@Michael: W odniesieniu do tej muzyki z Psycho, kompozycyjnie jest to - jak dla mnie - raczej banalne, bo opiera sie na znanych schematach, wyeksploatowanych wrecz do znudzenia. W szczegolności druga czesc kawalka opiera sie na rozlozonym trytonie, a nie ma nic bardziej wyświechtanego w "horrorystycznej" muzyce niż diabolus in musica.

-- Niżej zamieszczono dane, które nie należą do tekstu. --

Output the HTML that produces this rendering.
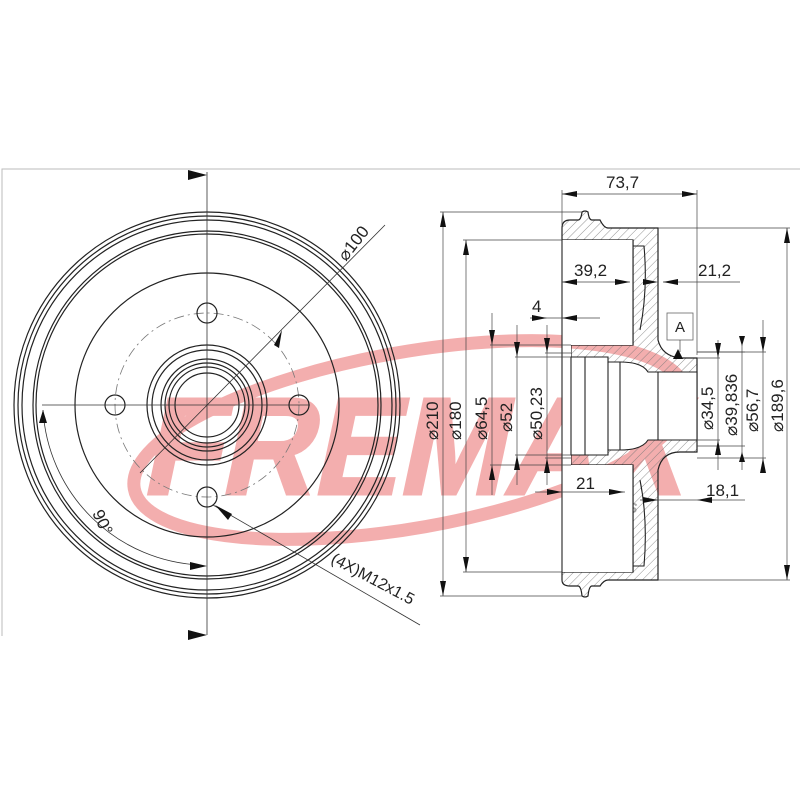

Z mojej perspektywy całość ścieżki dźwiękowej hitchcockowskiej ekspresji suspensu - "Psychozy", wraz z gamą podźwięków, odgłosów, wstawek w formie naturalnych komponentów dźwiękowych, będących typową częścią rzeczywistości tego obrazu (scalanych z taśmą filmową w procesie postprodukcji), ma niesłychaną wartość emocjonalną, opisującą i wspierającą sam film (obraz wizualny). A można dostrzec to tylko podczas oglądania filmu. Poza warstwą wizualną, muzyka filmowa Bernarda Herrmanna w "Psychozy" Hitchcocka jest nierówna, niespecjalnie zachęcająca, odstraszająca i amorficzna.
...A byłbym zapomniał,
styl wyrażania się = ekspresja. To wszystko co tutaj, na tym forum widzicie, te całe moje ,,wypociny'', którymi was raczę, cóż, dla mnie to coś znaczy. To coś więcej niż jakieś tam zdanie, opinia na dany temat etc. To właśnie to plus pasja, zaangażowanie, chęć dzielenia się tym z innymi... to tak mówiąc krótko, bo znów bym się mógł i w tym zagadnieniu rozpisać.